[Plotting code records]

*-*-*

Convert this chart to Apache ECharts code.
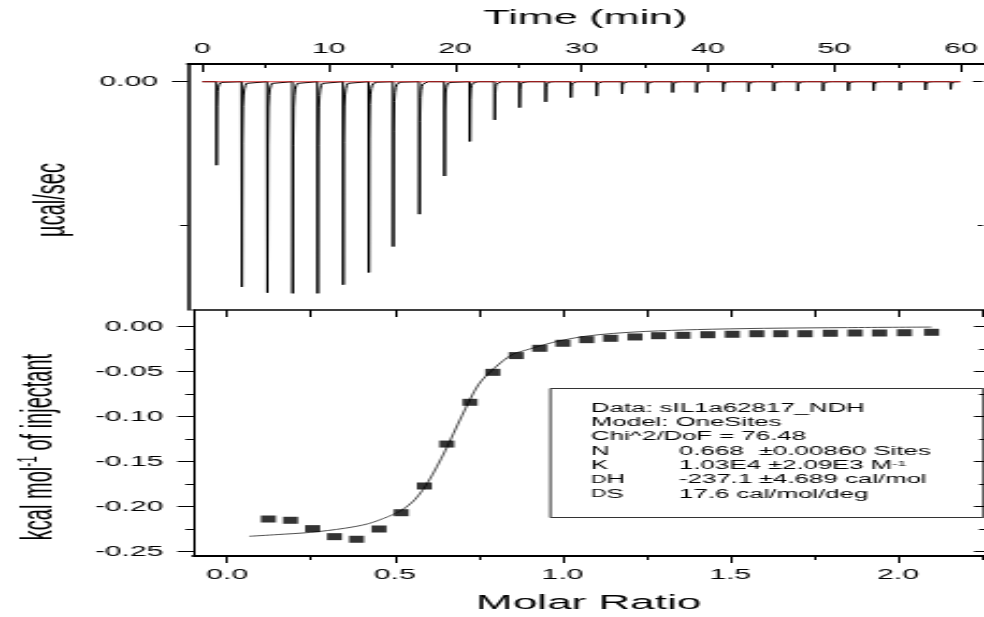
<!DOCTYPE html>
<html>
<head>
<meta charset="utf-8">
<script src="https://cdn.jsdelivr.net/npm/echarts@6/dist/echarts.min.js"></script>
<style>
  html, body { margin: 0; padding: 0; background: #fff; overflow: hidden; }
  #wrap { width: 984px; height: 617px; overflow: hidden; }
  /* the plot is drawn on a narrower canvas and widened horizontally */
  #chart { width: 458px; height: 617px; transform: scaleX(2.148472); transform-origin: 0 0; }
</style>
</head>
<body>
<div id="wrap"><div id="chart"></div></div>
<script>
// ---------- raw thermogram (upper panel) ----------
const injectionTimes = [1.13, 3.13, 5.15, 7.15, 9.13, 11.15, 13.17, 15.10, 17.17, 19.16,
                        21.16, 23.13, 25.10, 27.16, 29.16, 31.20, 33.20, 35.20, 37.20, 39.10,
                        41.20, 43.20, 45.20, 47.10, 49.10, 51.10, 53.10, 55.20, 57.20, 59.20];
const peakPower = [-0.116, -0.285, -0.293, -0.294, -0.294, -0.282, -0.265, -0.229, -0.184, -0.131,
                   -0.083, -0.053, -0.036, -0.028, -0.022, -0.020, -0.017, -0.016, -0.015, -0.015,
                   -0.014, -0.014, -0.013, -0.013, -0.013, -0.0125, -0.0125, -0.012, -0.0115, -0.0106];
// shape of one injection peak: minutes from the peak, share of the peak depth
const peakShapeOffset = [-0.03, 0, 0.04, 0.08, 0.13, 0.19, 0.27, 0.37, 0.50, 0.70];
const peakShapeShare  = [0, 1, 0.30, 0.12, 0.065, 0.035, 0.018, 0.008, 0.003, 0];
const traceStart = 0;
const traceEnd = 60;
const baselineTime = [0, 60];
const baselinePower = [0, 0];

// ---------- integrated heats (lower panel) ----------
const molarRatio = [0.123, 0.189, 0.255, 0.320, 0.386, 0.453, 0.519, 0.588, 0.655, 0.724,
                    0.792, 0.862, 0.932, 1.001, 1.072, 1.143, 1.216, 1.286, 1.359, 1.433,
                    1.506, 1.579, 1.650, 1.723, 1.798, 1.872, 1.945, 2.019, 2.100];
const heatPerMol = [-0.2137, -0.2151, -0.2244, -0.2333, -0.2362, -0.2248, -0.2067, -0.1770, -0.1304, -0.0840,
                    -0.0507, -0.0321, -0.0240, -0.0184, -0.0144, -0.0129, -0.0114, -0.0100, -0.0096, -0.0089,
                    -0.0084, -0.0078, -0.0078, -0.0078, -0.0073, -0.0070, -0.0070, -0.0067, -0.0062];
const fitRatio = [0.066, 0.15, 0.25, 0.35, 0.42, 0.48, 0.52, 0.56, 0.60, 0.65, 0.70, 0.75, 0.80,
                  0.85, 0.90, 0.95, 1.00, 1.07, 1.15, 1.25, 1.40, 1.60, 1.85, 2.10];
const fitHeat = [-0.2329, -0.2310, -0.2285, -0.2240, -0.2190, -0.2110, -0.2040, -0.1920, -0.1720, -0.1380,
                 -0.0990, -0.0640, -0.0450, -0.0310, -0.0250, -0.0195, -0.0150, -0.0105, -0.0075, -0.0052,
                 -0.0032, -0.0018, -0.0010, -0.0004];

// ---------- tick labels ----------
const timeTicks = [0, 10, 20, 30, 40, 50, 60];
const timeMinorTicks = [5, 15, 25, 35, 45, 55];
const powerTicks = [0];
const powerMinorTicks = [-0.2];
const ratioTicks = [0, 0.5, 1.0, 1.5, 2.0];
const ratioMinorTicks = [0.25, 0.75, 1.25, 1.75, 2.25];
const ratioAllTicks = [0, 0.25, 0.5, 0.75, 1.0, 1.25, 1.5, 1.75, 2.0, 2.25];
const heatTicks = [0, -0.05, -0.10, -0.15, -0.20, -0.25];
const heatMinorTicks = [-0.025, -0.075, -0.125, -0.175, -0.225];

// ---------- fit report ----------
const reportHead = ['Data: sIL1a62817_NDH', 'Model: OneSites', 'Chi^2/DoF = 76.48'];
const reportNames = ['N', 'K', '{d|D}H', '{d|D}S'];
const reportValues = ['0.668', '1.03E4 ±2.09E3 M{sup|-1}', '-237.1', '17.6 cal/mol/deg'];
const reportErrors = ['±0.00860 Sites', '', '±4.689 cal/mol', ''];

// ---------- layout ----------
const SX = 984 / 458;               // horizontal widening of the canvas
const px = x => x / SX;             // page x -> canvas x
const FONT = '"Liberation Sans", Arial, Helvetica, sans-serif';
const BLACK = '#000';

// build the thermogram trace
const trace = [[traceStart, 0]];
injectionTimes.forEach((t, i) => {
  peakShapeOffset.forEach((o, j) => {
    trace.push([t + o, peakPower[i] * peakShapeShare[j]]);
  });
});
trace.push([traceEnd, 0]);

const chart = echarts.init(document.getElementById('chart'), null, { renderer: 'canvas' });

const gridLeft = px(188);
const gridWidth = px(985) - px(188);

function tickAxis(base, ticks, length, inside, opts) {
  return Object.assign({
    type: 'value',
    axisLine: { show: false, onZero: false },
    axisTick: { show: true, inside: inside, length: length, customValues: ticks,
                lineStyle: { color: BLACK, width: 1 } },
    axisLabel: { show: false },
    splitLine: { show: false },
    minorTick: { show: false }
  }, base, opts || {});
}

const timeRange = { min: -1.13, max: 61.74 };
const ratioRange = { min: -0.1005, max: 2.2564 };
const powerRange = { min: -0.3171, max: 0.0246 };
const heatRange = { min: -0.2548, max: 0.01856 };

const labelStyle = { color: BLACK, fontFamily: FONT, fontSize: 14 };

const xAxes = [
  // time, upper panel top edge
  tickAxis(Object.assign({ gridIndex: 0, position: 'top' }, timeRange), timeTicks, 8, true, {
    axisLine: { show: true, onZero: false, lineStyle: { color: BLACK, width: 2 } },
    axisLabel: Object.assign({ show: true, customValues: timeTicks, margin: 8,
                               formatter: v => String(v) }, labelStyle),
    name: 'Time (min)', nameLocation: 'middle', nameGap: 36,
    nameTextStyle: { color: BLACK, fontFamily: FONT, fontSize: 20 }
  }),
  tickAxis(Object.assign({ gridIndex: 0, position: 'top' }, timeRange), timeMinorTicks, 4, true),
  // molar ratio, lower panel bottom edge
  tickAxis(Object.assign({ gridIndex: 1, position: 'bottom' }, ratioRange), ratioTicks, 7, false, {
    axisLine: { show: true, onZero: false, lineStyle: { color: BLACK, width: 2 } },
    axisLabel: Object.assign({ show: true, customValues: ratioTicks, margin: 12,
                               formatter: v => v.toFixed(1) }, labelStyle),
    name: 'Molar Ratio', nameLocation: 'middle', nameGap: 37,
    nameTextStyle: { color: BLACK, fontFamily: FONT, fontSize: 20.5 }
  }),
  tickAxis(Object.assign({ gridIndex: 1, position: 'bottom' }, ratioRange), ratioMinorTicks, 4, false),
  // molar ratio ticks along the panel divider
  tickAxis(Object.assign({ gridIndex: 1, position: 'top' }, ratioRange), ratioAllTicks, 7, true, {
    axisLine: { show: true, onZero: false, lineStyle: { color: BLACK, width: 1.5 } }
  })
];

const yAxes = [
  // upper panel, left
  tickAxis(Object.assign({ gridIndex: 0, position: 'left' }, powerRange), powerTicks, px(16), false, {
    axisLine: { show: true, onZero: false, lineStyle: { color: BLACK, width: 1.5 } },
    axisLabel: Object.assign({ show: true, customValues: powerTicks, margin: px(30),
                               formatter: v => v.toFixed(2) }, labelStyle),
    name: 'µcal/sec', nameLocation: 'middle', nameGap: 53,
    nameTextStyle: { color: BLACK, fontFamily: FONT, fontSize: 20, padding: [0, 26, 0, 0] }
  }),
  tickAxis(Object.assign({ gridIndex: 0, position: 'left' }, powerRange), powerMinorTicks, px(8), false),
  // upper panel, right
  tickAxis(Object.assign({ gridIndex: 0, position: 'right' }, powerRange), powerTicks, px(10), true),
  tickAxis(Object.assign({ gridIndex: 0, position: 'right' }, powerRange), powerMinorTicks, px(5), true),
  // lower panel, left
  tickAxis(Object.assign({ gridIndex: 1, position: 'left' }, heatRange), heatTicks, px(16), false, {
    axisLine: { show: true, onZero: false, lineStyle: { color: BLACK, width: 1 } },
    axisLabel: Object.assign({ show: true, customValues: heatTicks, margin: px(30),
                               formatter: v => v.toFixed(2) }, labelStyle),
    name: 'kcal mol{sup|-1} of injectant', nameLocation: 'middle', nameGap: 62,
    nameTextStyle: { color: BLACK, fontFamily: FONT, fontSize: 20, padding: [0, 28, 0, 0],
                     rich: { sup: { fontSize: 12, fontFamily: FONT, color: BLACK, verticalAlign: 'top' } } }
  }),
  tickAxis(Object.assign({ gridIndex: 1, position: 'left' }, heatRange), heatMinorTicks, px(8), false),
  // lower panel, right
  tickAxis(Object.assign({ gridIndex: 1, position: 'right' }, heatRange), heatTicks, px(10), true),
  tickAxis(Object.assign({ gridIndex: 1, position: 'right' }, heatRange), heatMinorTicks, px(5), true)
];

// fit report box
const boxLeft = px(545), boxTop = 386, boxW = px(978) - px(545), boxH = 129;
const rowY = i => 408.5 + i * 14.3;
const reportText = { fontFamily: FONT, fontSize: 12, fill: BLACK, verticalAlign: 'middle',
                     rich: { sup: { fontSize: 7.5, fontFamily: FONT, verticalAlign: 'top' },
                             d: { fontSize: 10, fontFamily: FONT } } };
const graphics = [{
  type: 'rect', left: boxLeft, top: boxTop, silent: true,
  shape: { width: boxW, height: boxH },
  style: { fill: null, stroke: '#333', lineWidth: 1 }
}];
reportHead.forEach((t, i) => {
  graphics.push({ type: 'text', x: px(591), y: rowY(i), silent: true,
                  style: Object.assign({ text: t }, reportText) });
});
reportNames.forEach((t, i) => {
  graphics.push({ type: 'text', x: px(591), y: rowY(i + 3), silent: true,
                  style: Object.assign({ text: t }, reportText) });
  graphics.push({ type: 'text', x: px(679), y: rowY(i + 3), silent: true,
                  style: Object.assign({ text: reportValues[i] }, reportText) });
  if (reportErrors[i]) {
    graphics.push({ type: 'text', x: px(759), y: rowY(i + 3), silent: true,
                    style: Object.assign({ text: reportErrors[i] }, reportText) });
  }
});

chart.setOption({
  animation: false,
  backgroundColor: '#fff',
  grid: [
    { left: gridLeft, top: 64, width: gridWidth, height: 246 },
    { left: gridLeft, top: 310, width: gridWidth, height: 246 }
  ],
  xAxis: xAxes,
  yAxis: yAxes,
  graphic: graphics,
  series: [
    {
      type: 'line', name: 'power', xAxisIndex: 0, yAxisIndex: 0,
      data: trace, showSymbol: false, silent: true,
      lineStyle: { color: BLACK, width: 1 }
    },
    {
      type: 'line', name: 'baseline', xAxisIndex: 0, yAxisIndex: 0,
      data: baselineTime.map((t, i) => [t, baselinePower[i]]), showSymbol: false, silent: true,
      lineStyle: { color: '#d01010', width: 0.8 }, z: 3
    },
    {
      type: 'line', name: 'fit', xAxisIndex: 2, yAxisIndex: 4,
      data: fitRatio.map((r, i) => [r, fitHeat[i]]), showSymbol: false, silent: true,
      smooth: 0.3,
      lineStyle: { color: '#222', width: 0.8 }
    },
    {
      type: 'scatter', name: 'heat', xAxisIndex: 2, yAxisIndex: 4,
      data: molarRatio.map((r, i) => [r, heatPerMol[i]]), silent: true,
      symbol: 'rect', symbolSize: [px(15), 7],
      itemStyle: { color: BLACK }, z: 4
    }
  ]
});
</script>
</body>
</html>
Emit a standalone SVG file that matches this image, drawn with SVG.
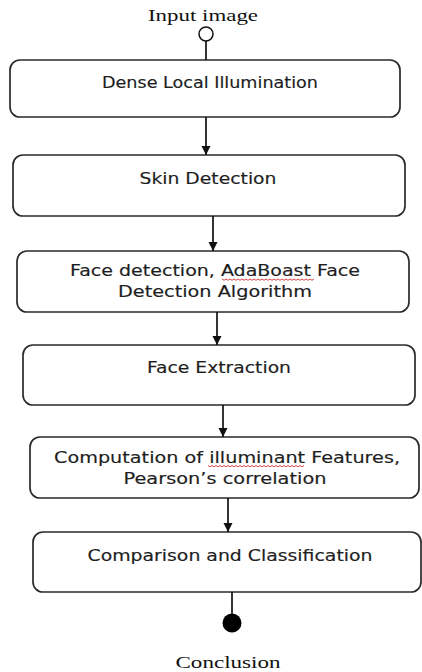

*-*-*

- _WORK TO DO_: Starting at the first line of the records above, set down each line exactly through the one that holds "const baselinePower = [0, 0];". Omit pictures.

- _COMPLETE OUTPUT_:
Convert this chart to Apache ECharts code.
<!DOCTYPE html>
<html>
<head>
<meta charset="utf-8">
<script src="https://cdn.jsdelivr.net/npm/echarts@6/dist/echarts.min.js"></script>
<style>
  html, body { margin: 0; padding: 0; background: #fff; overflow: hidden; }
  #wrap { width: 984px; height: 617px; overflow: hidden; }
  /* the plot is drawn on a narrower canvas and widened horizontally */
  #chart { width: 458px; height: 617px; transform: scaleX(2.148472); transform-origin: 0 0; }
</style>
</head>
<body>
<div id="wrap"><div id="chart"></div></div>
<script>
// ---------- raw thermogram (upper panel) ----------
const injectionTimes = [1.13, 3.13, 5.15, 7.15, 9.13, 11.15, 13.17, 15.10, 17.17, 19.16,
                        21.16, 23.13, 25.10, 27.16, 29.16, 31.20, 33.20, 35.20, 37.20, 39.10,
                        41.20, 43.20, 45.20, 47.10, 49.10, 51.10, 53.10, 55.20, 57.20, 59.20];
const peakPower = [-0.116, -0.285, -0.293, -0.294, -0.294, -0.282, -0.265, -0.229, -0.184, -0.131,
                   -0.083, -0.053, -0.036, -0.028, -0.022, -0.020, -0.017, -0.016, -0.015, -0.015,
                   -0.014, -0.014, -0.013, -0.013, -0.013, -0.0125, -0.0125, -0.012, -0.0115, -0.0106];
// shape of one injection peak: minutes from the peak, share of the peak depth
const peakShapeOffset = [-0.03, 0, 0.04, 0.08, 0.13, 0.19, 0.27, 0.37, 0.50, 0.70];
const peakShapeShare  = [0, 1, 0.30, 0.12, 0.065, 0.035, 0.018, 0.008, 0.003, 0];
const traceStart = 0;
const traceEnd = 60;
const baselineTime = [0, 60];
const baselinePower = [0, 0];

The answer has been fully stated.